Copy out every line that contains "React".

BEGIN Given material

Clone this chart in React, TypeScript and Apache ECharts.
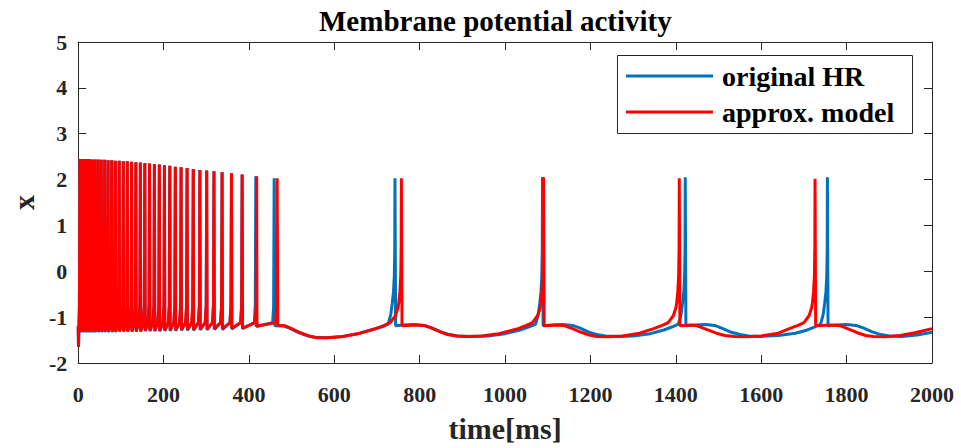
import React, { useEffect, useRef } from "react";
import * as echarts from "echarts";

const TITLE = "Membrane potential activity";
const X_NAME = "time[ms]";
const Y_NAME = "x";
const SERIES_NAMES = ["original HR", "approx. model"];
const COLORS = ["#0072BD", "#FF0000"];
const FONT = "Liberation Serif";
const AXIS_COLOR = "#262626";

const X_MIN = 0;
const X_MAX = 2000;
const X_STEP = 200;
const Y_MIN = -2;
const Y_MAX = 5;
const Y_STEP = 1;

// Opening dip at t = 0 before the first spike
const startTrace: number[][] = [
  [0, -1.2],
  [0.6, -1.65],
];

// Tonic spiking phase, common to both models: spike times (ms) and peak values
const burstTimes = [
  4, 11, 18, 25, 32, 39, 46.5, 54, 62, 70, 78.5, 87, 96, 105.5, 115, 125, 135,
  145.5, 156, 167, 178.5, 190, 202, 214.5, 227.5, 241, 255, 269.5, 285, 301,
  318, 337, 359, 384,
];
const burstPeaks = [
  2.45, 2.45, 2.45, 2.45, 2.44, 2.44, 2.44, 2.43, 2.43, 2.42, 2.42, 2.41, 2.41,
  2.4, 2.4, 2.39, 2.38, 2.37, 2.36, 2.35, 2.34, 2.33, 2.31, 2.3, 2.28, 2.27,
  2.25, 2.23, 2.21, 2.2, 2.18, 2.16, 2.14, 2.11,
];
// After-spike minima of each series
const hrBurstTroughs = [
  -1.33, -1.33, -1.33, -1.33, -1.33, -1.33, -1.33, -1.33, -1.33, -1.33, -1.33,
  -1.33, -1.32, -1.32, -1.32, -1.32, -1.32, -1.32, -1.31, -1.31, -1.31, -1.31,
  -1.3, -1.3, -1.3, -1.29, -1.29, -1.29, -1.28, -1.28, -1.27, -1.27, -1.26,
  -1.25,
];
const apxBurstTroughs = [
  -1.31, -1.31, -1.31, -1.31, -1.31, -1.31, -1.31, -1.31, -1.31, -1.31, -1.31,
  -1.31, -1.3, -1.3, -1.3, -1.3, -1.3, -1.3, -1.29, -1.29, -1.29, -1.29, -1.28,
  -1.28, -1.28, -1.27, -1.27, -1.27, -1.26, -1.26, -1.25, -1.25, -1.24, -1.24,
];
// last spikes of the tonic phase, where the two models part
const hrTailTimes = [416, 459];
const hrTailPeaks = [2.07, 2.03];
const hrTailTroughs = [-1.2];
const apxTailTimes = [418, 466];
const apxTailPeaks = [2.07, 2.03];
const apxTailTroughs = [-1.2];

// Membrane level just before an upstroke
const KNEE = -1.12;
const PRE = -0.75;

// Slow bursting regime, [t, x]
const hrSlow: number[][] = [
  [460.5, -1.19], [470, -1.18], [480, -1.19], [495, -1.24], [515, -1.33],
  [535, -1.4], [555, -1.44], [580, -1.45], [615, -1.43], [655, -1.36],
  [690, -1.27], [712, -1.21], [726, -1.15], [732, -0.95], [735.6, -0.7],
  [738.5, -0.45], [740.5, -0.1], [741.5, 0.5], [742, 2.03],
  [743.5, -1.19], [760, -1.17], [785, -1.16], [812, -1.18], [830, -1.24],
  [850, -1.32], [870, -1.38], [890, -1.41], [920, -1.42], [960, -1.41],
  [1000, -1.36], [1035, -1.28], [1056, -1.21], [1071.5, -1.15],
  [1077.5, -0.95], [1081.1, -0.7], [1084, -0.45], [1086, -0.1], [1087, 0.5],
  [1087.5, 2.05],
  [1089, -1.19], [1110, -1.17], [1135, -1.16], [1158, -1.18], [1176, -1.24],
  [1195, -1.32], [1215, -1.38], [1235, -1.41], [1265, -1.42], [1300, -1.41],
  [1340, -1.36], [1372, -1.28], [1392, -1.21], [1406, -1.15], [1412, -0.95],
  [1415.6, -0.7], [1418.5, -0.45], [1420.5, -0.1], [1421.5, 0.5], [1422, 2.05],
  [1423.5, -1.19], [1445, -1.17], [1470, -1.16], [1491, -1.18], [1510, -1.25],
  [1530, -1.33], [1550, -1.38], [1570, -1.41], [1600, -1.42], [1640, -1.4],
  [1680, -1.35], [1708, -1.28], [1726, -1.21], [1739, -1.15], [1745, -0.95],
  [1748.6, -0.7], [1751.5, -0.45], [1753.5, -0.1], [1754.5, 0.5], [1755, 2.05],
  [1756.5, -1.19], [1775, -1.17], [1800, -1.16], [1822, -1.18], [1840, -1.24],
  [1860, -1.32], [1880, -1.38], [1900, -1.41], [1930, -1.42], [1965, -1.39],
  [2000, -1.33],
];
const apxSlow: number[][] = [
  [467.5, -1.19], [475, -1.18], [485, -1.19], [500, -1.25], [520, -1.34],
  [540, -1.41], [559, -1.45], [585, -1.45], [620, -1.42], [660, -1.35],
  [697, -1.25], [717, -1.18], [731, -1.12], [743, -0.97], [749, -0.8],
  [751, -0.68], [753.5, -0.45], [755.5, -0.1], [756.5, 0.5], [757, 2.03],
  [758.5, -1.19], [770, -1.18], [790, -1.17], [808, -1.18], [825, -1.23],
  [845, -1.31], [865, -1.38], [885, -1.41], [910, -1.42], [945, -1.41],
  [985, -1.36], [1030, -1.25], [1050, -1.18], [1064, -1.12], [1076, -0.97],
  [1082, -0.8], [1084, -0.68], [1086.5, -0.45], [1088.5, -0.1], [1089.5, 0.5],
  [1090, 2.05],
  [1091.5, -1.19], [1105, -1.18], [1122, -1.17], [1140, -1.19], [1158, -1.25],
  [1178, -1.33], [1197, -1.39], [1215, -1.42], [1240, -1.43], [1275, -1.41],
  [1315, -1.35], [1348, -1.25], [1368, -1.18], [1382, -1.12], [1394, -0.97],
  [1400, -0.8], [1402, -0.68], [1404.5, -0.45], [1406.5, -0.1], [1407.5, 0.5],
  [1408, 2.03],
  [1409.5, -1.19], [1420, -1.18], [1435, -1.17], [1450, -1.19], [1470, -1.26],
  [1495, -1.35], [1515, -1.4], [1537, -1.42], [1565, -1.43], [1600, -1.41],
  [1640, -1.35], [1666, -1.25], [1686, -1.18], [1700, -1.12], [1712, -0.97],
  [1718, -0.8], [1720, -0.68], [1722.5, -0.45], [1724.5, -0.1], [1725.5, 0.5],
  [1726, 2.02],
  [1727.5, -1.19], [1740, -1.18], [1762, -1.17], [1786, -1.19], [1805, -1.26],
  [1825, -1.34], [1845, -1.4], [1863, -1.42], [1890, -1.43], [1925, -1.4],
  [1960, -1.34], [2000, -1.25],
];

// Join the spike list into one polyline: upstroke, peak, after-spike minimum.
function buildTrace(
  times: number[],
  peaks: number[],
  troughs: number[],
  slow: number[][]
): number[][] {
  const pts: number[][] = startTrace.map((p) => [...p]);
  times.forEach((t, i) => {
    if (i > 0) pts.push([t - 3.5, KNEE]);
    pts.push([t - 1.2, PRE]);
    pts.push([t, peaks[i]]);
    if (i < times.length - 1) pts.push([t + 0.8, troughs[i]]);
  });
  return pts.concat(slow);
}

const hrTrace = buildTrace(
  [...burstTimes, ...hrTailTimes],
  [...burstPeaks, ...hrTailPeaks],
  [...hrBurstTroughs, ...hrTailTroughs],
  hrSlow
);
const apxTrace = buildTrace(
  [...burstTimes, ...apxTailTimes],
  [...burstPeaks, ...apxTailPeaks],
  [...apxBurstTroughs, ...apxTailTroughs],
  apxSlow
);

const tickLabel = {
  fontFamily: FONT,
  fontWeight: "bold" as const,
  fontSize: 22,
  color: AXIS_COLOR,
  formatter: (v: number) => String(v),
};

function frameAxis(position: string) {
  return {
    position,
    axisLine: { show: true, onZero: false, lineStyle: { color: AXIS_COLOR, width: 1 } },
    axisTick: { show: true, inside: true, length: 8, lineStyle: { color: AXIS_COLOR, width: 1 } },
    splitLine: { show: false },
  };
}

const nameStyle = {
  fontFamily: FONT,
  fontWeight: "bold" as const,
  fontSize: 30,
  color: AXIS_COLOR,
};

export default function App() {
  const ref = useRef<HTMLDivElement>(null);

  useEffect(() => {
    if (!ref.current) return;
    const chart = echarts.init(ref.current, null, { renderer: "svg" });

    const legendItems = [
      { y: 76, color: COLORS[0], text: SERIES_NAMES[0] },
      { y: 112, color: COLORS[1], text: SERIES_NAMES[1] },
    ];

    chart.setOption({
      animation: false,
      backgroundColor: "#ffffff",
      textStyle: { fontFamily: FONT },
      title: {
        text: TITLE,
        left: 314,
        top: 1,
        textStyle: {
          fontFamily: FONT,
          fontWeight: "bold",
          fontSize: 29,
          color: "#000000",
        },
      },
      grid: { left: 73, right: 29, top: 42, bottom: 84 },
      xAxis: [
        {
          type: "value",
          min: X_MIN,
          max: X_MAX,
          interval: X_STEP,
          ...frameAxis("bottom"),
          axisLabel: { ...tickLabel, margin: 20 },
          name: X_NAME,
          nameLocation: "middle",
          nameGap: 50,
          nameTextStyle: nameStyle,
        },
        {
          type: "value",
          min: X_MIN,
          max: X_MAX,
          interval: X_STEP,
          ...frameAxis("top"),
          axisLabel: { show: false },
        },
      ],
      yAxis: [
        {
          type: "value",
          min: Y_MIN,
          max: Y_MAX,
          interval: Y_STEP,
          ...frameAxis("left"),
          axisLabel: { ...tickLabel, margin: 11, padding: [4, 0, 0, 0] },
          name: Y_NAME,
          nameLocation: "middle",
          nameGap: 38,
          nameTextStyle: nameStyle,
        },
        {
          type: "value",
          min: Y_MIN,
          max: Y_MAX,
          interval: Y_STEP,
          ...frameAxis("right"),
          axisLabel: { show: false },
        },
      ],
      series: [
        {
          name: SERIES_NAMES[0],
          type: "line",
          data: hrTrace,
          showSymbol: false,
          symbol: "none",
          lineStyle: { color: COLORS[0], width: 3 },
          itemStyle: { color: COLORS[0] },
          xAxisIndex: 0,
          yAxisIndex: 0,
          z: 2,
        },
        {
          name: SERIES_NAMES[1],
          type: "line",
          data: apxTrace,
          showSymbol: false,
          symbol: "none",
          lineStyle: { color: COLORS[1], width: 3 },
          itemStyle: { color: COLORS[1] },
          xAxisIndex: 0,
          yAxisIndex: 0,
          z: 3,
        },
      ],
      graphic: [
        {
          type: "rect",
          z: 100,
          shape: { x: 617.5, y: 55.5, width: 295, height: 78 },
          style: { fill: "#ffffff", stroke: AXIS_COLOR, lineWidth: 1 },
        },
        ...legendItems.flatMap((it) => [
          {
            type: "line",
            z: 101,
            shape: { x1: 626, y1: it.y, x2: 713, y2: it.y },
            style: { stroke: it.color, lineWidth: 3 },
          },
          {
            type: "text",
            z: 101,
            x: 722,
            y: it.y,
            style: {
              text: it.text,
              fontFamily: FONT,
              fontWeight: "bold",
              fontSize: 28,
              fill: "#000000",
              verticalAlign: "middle",
              align: "left",
            },
          },
        ]),
      ],
    });

    return () => chart.dispose();
  }, []);

  return (
    <div
      ref={ref}
      style={{ position: "fixed", left: 0, top: 0, width: 961, height: 448 }}
    />
  );
}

END Given material

*Solution to this exercise*:
Clone this chart in React, TypeScript and Apache ECharts.
import React, { useEffect, useRef } from "react";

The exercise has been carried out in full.